Data provided:
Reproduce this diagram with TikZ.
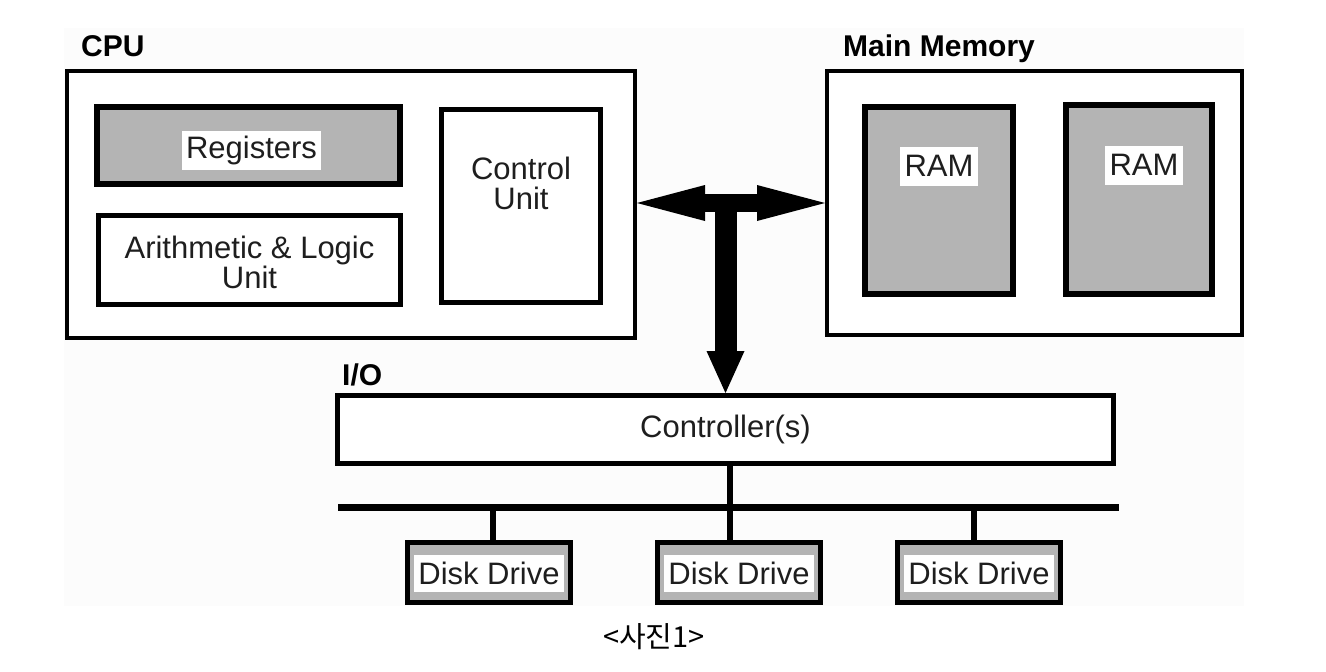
\documentclass[tikz,border=0pt]{standalone}
\usepackage{fontspec}
\setmainfont{Liberation Sans}
\newfontfamily\kor{Noto Sans CJK KR}
\usetikzlibrary{arrows.meta}
\definecolor{boxgray}{RGB}{180,180,180}
\definecolor{pagegray}{RGB}{252,252,252}
\definecolor{ink}{RGB}{30,30,30}

\begin{document}
\begin{tikzpicture}[x=1pt, y=-1pt,
    every node/.style={font=\fontsize{31}{30}\selectfont},
    box/.style={draw, rectangle, fill=white, inner sep=0pt, text=ink},
    graybox/.style={box, fill=boxgray},
    tag/.style={fill=white, inner xsep=4.5pt, inner ysep=0pt, minimum height=39pt, text=ink},
    txt/.style={align=center, text=ink, inner sep=0pt},
    title/.style={font=\fontsize{30}{30}\selectfont\bfseries, anchor=base west, inner sep=0pt}]

    % 배경
    \fill[white] (0,0) rectangle (1326,672);
    \fill[pagegray] (64,28) rectangle (1244,606);
    \useasboundingbox (0,0) rectangle (1326,672);

    % CPU
    \node[title] (cpulbl) at (81,56) {CPU};
    \node[box, line width=4pt, minimum width=568pt, minimum height=267pt] (cpu) at (351,204.5) {};
    \node[graybox, line width=6pt, minimum width=303pt, minimum height=77pt] (reg) at (248.5,145.5) {};
    \node[tag] at ([xshift=3pt, yshift=-5pt]reg) {Registers};
    \node[box, line width=5.5pt, minimum width=302pt, minimum height=89pt] (alu) at (249.5,260) {};
    \node[txt] at ([yshift=-2pt]alu) {Arithmetic \& Logic\\Unit};
    \node[box, line width=5pt, minimum width=159pt, minimum height=193pt] (cu) at (521,206) {};
    \node[txt] at ([yshift=23pt]cu) {Control\\Unit};

    % 주기억장치
    \node[title] (memlbl) at (843,56) {Main Memory};
    \node[box, line width=4pt, minimum width=415pt, minimum height=264pt] (mem) at (1034.5,203) {};
    \node[graybox, line width=5.5pt, minimum width=148pt, minimum height=187pt] (ram1) at (939,200.5) {};
    \node[graybox, line width=5.5pt, minimum width=146pt, minimum height=189pt] (ram2) at (1139,199.5) {};
    \node[tag] at ([yshift=34.5pt]ram1) {RAM};
    \node[tag] at ([xshift=5pt, yshift=34.5pt]ram2) {RAM};

    % 입출력
    \node[title] (iolbl) at (342,385) {I/O};
    \node[box, line width=5pt, minimum width=776pt, minimum height=68pt] (ctrl) at (725.5,429.5) {Controller(s)};

    % 버스
    \coordinate (busL) at (338,507);
    \coordinate (busR) at (1119,507);
    \coordinate (tap1) at (493,507);
    \coordinate (tap2) at (730,507);
    \coordinate (tap3) at (974,507);
    \draw[line width=7pt] (busL) -- (busR);
    \draw[line width=6pt] (ctrl.south -| tap2) -- (tap2);

    % 디스크
    \foreach \i/\x in {1/489, 2/739, 3/979} {
      \node[graybox, line width=5pt, minimum width=163pt, minimum height=60pt] (disk\i) at (\x,572.5) {};
      \node[tag, minimum width=150pt, minimum height=37pt, inner xsep=0pt] at ([yshift=-1pt]disk\i) {Disk Drive};
      \draw[line width=6pt] (tap\i) -- (tap\i |- disk\i.north);
    }

    % 화살표
    \draw[line width=18pt, {Triangle[length=68pt, width=36pt, line width=0pt]}-{Triangle[length=68pt, width=36pt, line width=0pt]}] (cpu.east |- mem.west) -- (mem.west);
    \draw[line width=22pt, -{Triangle[length=42pt, width=38pt, line width=0pt]}] (ctrl.north |- mem.west) -- (ctrl.north);

    % 캡션
    \node[font=\kor\fontsize{29}{29}\selectfont] (cap) at (654,637) {<사진1>};
\end{tikzpicture}
\end{document}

Do this: Leave out the pictures and reproduce the rest of the listing exactly.

Expected output:
Reproduce this diagram with TikZ.
\documentclass[tikz,border=0pt]{standalone}
\usepackage{fontspec}
\setmainfont{Liberation Sans}
\newfontfamily\kor{Noto Sans CJK KR}
\usetikzlibrary{arrows.meta}
\definecolor{boxgray}{RGB}{180,180,180}
\definecolor{pagegray}{RGB}{252,252,252}
\definecolor{ink}{RGB}{30,30,30}

\begin{document}
\begin{tikzpicture}[x=1pt, y=-1pt,
    every node/.style={font=\fontsize{31}{30}\selectfont},
    box/.style={draw, rectangle, fill=white, inner sep=0pt, text=ink},
    graybox/.style={box, fill=boxgray},
    tag/.style={fill=white, inner xsep=4.5pt, inner ysep=0pt, minimum height=39pt, text=ink},
    txt/.style={align=center, text=ink, inner sep=0pt},
    title/.style={font=\fontsize{30}{30}\selectfont\bfseries, anchor=base west, inner sep=0pt}]

    % 배경
    \fill[white] (0,0) rectangle (1326,672);
    \fill[pagegray] (64,28) rectangle (1244,606);
    \useasboundingbox (0,0) rectangle (1326,672);

    % CPU
    \node[title] (cpulbl) at (81,56) {CPU};
    \node[box, line width=4pt, minimum width=568pt, minimum height=267pt] (cpu) at (351,204.5) {};
    \node[graybox, line width=6pt, minimum width=303pt, minimum height=77pt] (reg) at (248.5,145.5) {};
    \node[tag] at ([xshift=3pt, yshift=-5pt]reg) {Registers};
    \node[box, line width=5.5pt, minimum width=302pt, minimum height=89pt] (alu) at (249.5,260) {};
    \node[txt] at ([yshift=-2pt]alu) {Arithmetic \& Logic\\Unit};
    \node[box, line width=5pt, minimum width=159pt, minimum height=193pt] (cu) at (521,206) {};
    \node[txt] at ([yshift=23pt]cu) {Control\\Unit};

    % 주기억장치
    \node[title] (memlbl) at (843,56) {Main Memory};
    \node[box, line width=4pt, minimum width=415pt, minimum height=264pt] (mem) at (1034.5,203) {};
    \node[graybox, line width=5.5pt, minimum width=148pt, minimum height=187pt] (ram1) at (939,200.5) {};
    \node[graybox, line width=5.5pt, minimum width=146pt, minimum height=189pt] (ram2) at (1139,199.5) {};
    \node[tag] at ([yshift=34.5pt]ram1) {RAM};
    \node[tag] at ([xshift=5pt, yshift=34.5pt]ram2) {RAM};

    % 입출력
    \node[title] (iolbl) at (342,385) {I/O};
    \node[box, line width=5pt, minimum width=776pt, minimum height=68pt] (ctrl) at (725.5,429.5) {Controller(s)};

    % 버스
    \coordinate (busL) at (338,507);
    \coordinate (busR) at (1119,507);
    \coordinate (tap1) at (493,507);
    \coordinate (tap2) at (730,507);
    \coordinate (tap3) at (974,507);
    \draw[line width=7pt] (busL) -- (busR);
    \draw[line width=6pt] (ctrl.south -| tap2) -- (tap2);

    % 디스크
    \foreach \i/\x in {1/489, 2/739, 3/979} {
      \node[graybox, line width=5pt, minimum width=163pt, minimum height=60pt] (disk\i) at (\x,572.5) {};
      \node[tag, minimum width=150pt, minimum height=37pt, inner xsep=0pt] at ([yshift=-1pt]disk\i) {Disk Drive};
      \draw[line width=6pt] (tap\i) -- (tap\i |- disk\i.north);
    }

    % 화살표
    \draw[line width=18pt, {Triangle[length=68pt, width=36pt, line width=0pt]}-{Triangle[length=68pt, width=36pt, line width=0pt]}] (cpu.east |- mem.west) -- (mem.west);
    \draw[line width=22pt, -{Triangle[length=42pt, width=38pt, line width=0pt]}] (ctrl.north |- mem.west) -- (ctrl.north);

    % 캡션
    \node[font=\kor\fontsize{29}{29}\selectfont] (cap) at (654,637) {<사진1>};
\end{tikzpicture}
\end{document}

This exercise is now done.